Unlike traditional ML frameworks that separate the eager execution graph from the autograd graph, zyx uses a single unified graph for everything. This design eliminates duplication, enables seamless kernel fusion, and keeps the implementation lean — tensors are only 4 bytes and the graph uses ~10 node types.
Who This is For
This book is for developers who want to understand how zyx works under the hood: the architecture decisions, the optimization passes, the backend system, and how pieces fit together.
The Architecture at a Glance
User Code (Tensor API)
│
▼
Tensor Graph ─── Autograd (reverse-mode on same graph)
│
▼
Kernelizer (greedy fusion of graph nodes)
│
▼
Kernel IR (linked-list of ops)
│
▼
Optimization Passes (always-on + autotune)
│
▼
Backend Codegen (C, CUDA, OpenCL, Vulkan, WGPU, HIP)

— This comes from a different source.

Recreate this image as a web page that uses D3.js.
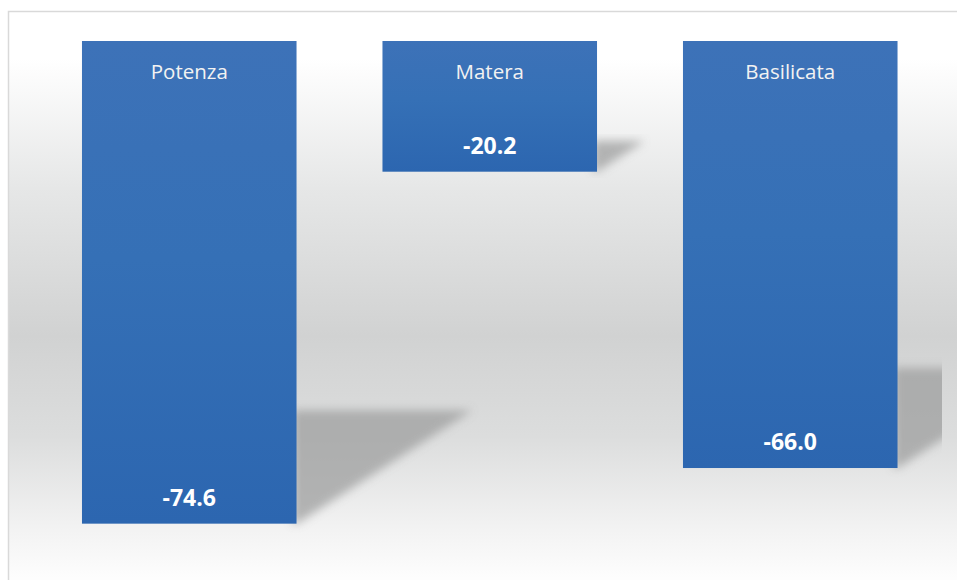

Every tensor operation builds a graph node. When you call .realize() or .item(), the graph is traversed bottom-up, compatible nodes are fused into kernels, the kernels are optimized, and finally compiled to native code for the target device.
Why This Design
Most deep learning libraries use two separate graphs:
- A compute graph for eager execution
- An autograd graph for backpropagation
Zyx uses one graph for both. This means:
- The autograd system doesn’t need its own graph infrastructure — it reuses the same nodes
- Kernel fusion works across operation boundaries without special handling
- The implementation is debuggable (one graph to inspect, not two)
- Memory overhead is minimal: each graph node is ~16 bytes
The trade-off is that evaluation is lazy — you must call realize() to trigger computation. But this laziness enables optimizations that eager execution cannot: kernel fusion, dead code elimination, and cross-operation constant folding.